The second thing is the clarion cry that most of these remakes will be terrible. Probably so. Let me introduce you to Sturgeon’s Law. As the story goes, back in the 1950s a friend asked the great writer Theodore Sturgeon why he wrote science fiction, since ninety percent of it is crap. “That’s true,” Sturgeon replied. “Ninety percent of science fiction is crap. But that is okay, since ninety percent of everything is crap.” So applying Sturgeon’s Law, ninety percent of the remakes will be crap, but it is no big deal, since ninety percent of non-remakes are crap, too. For my money, I’ve been at least mindlessly entertained by most of the remakes, so I’m not too concerned.
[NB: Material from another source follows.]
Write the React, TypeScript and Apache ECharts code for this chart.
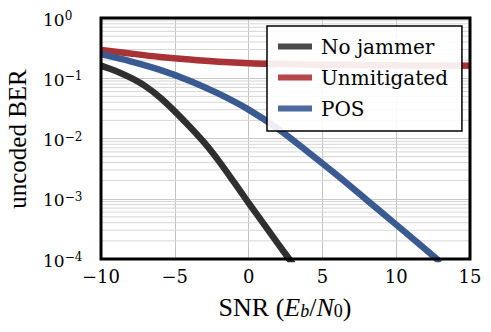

The last point, and the one that really gets me, is that fans feel the need to defend their favorites. (Also if your favorite “original” movie is The Last House on the Left, which is an overrated rip-off of The Virgin Spring…well, you have rare taste). The moans rise to the sky: “They’re destroying a great movie!” “They shouldn’t touch this classic!” “They ruined the movie for me forever!”
This would be true if a remake involved destroying or altering all existing copies of the original, but it doesn’t. It doesn’t change the original at all. If you can’t stand the idea of a new version of Hellraiser, here’s an idea: Go and buy the inexpensive DVD of the original. That way you will always have it, unchanged from the day it first came out. And pretend the remake doesn’t exist. No one forces you to watch these things, and if they bother you, you shouldn’t.
This is meant in no way to disparage those who believe that remakes are a sin. You outnumber me by a wide margin. I’m just urging you to step away from the ledge. Don’t go to these movies if you don’t want to. Read a book instead.
4 comments:
Read a book?! My god, man, you're a heretic!
But seriously, thanks for offering a sane viewpoint to this. Some of my favorite movies (Halloween, The Producers, etc.) have been remade, and I simply never saw the remakes.
However, if they're discussed, I do try to steer the viewers toward the originals. :)
That's exactly the attitude poeple should have. If you don't want to see the remakes just..don't. The Halloween remake didn't change the original at all.
It's like saying if you grill a burger, and then grill another one, it ruined the first one.
(Or would the second burger be considered a sequel?)
I lean toward remake, since it uses fresh meat.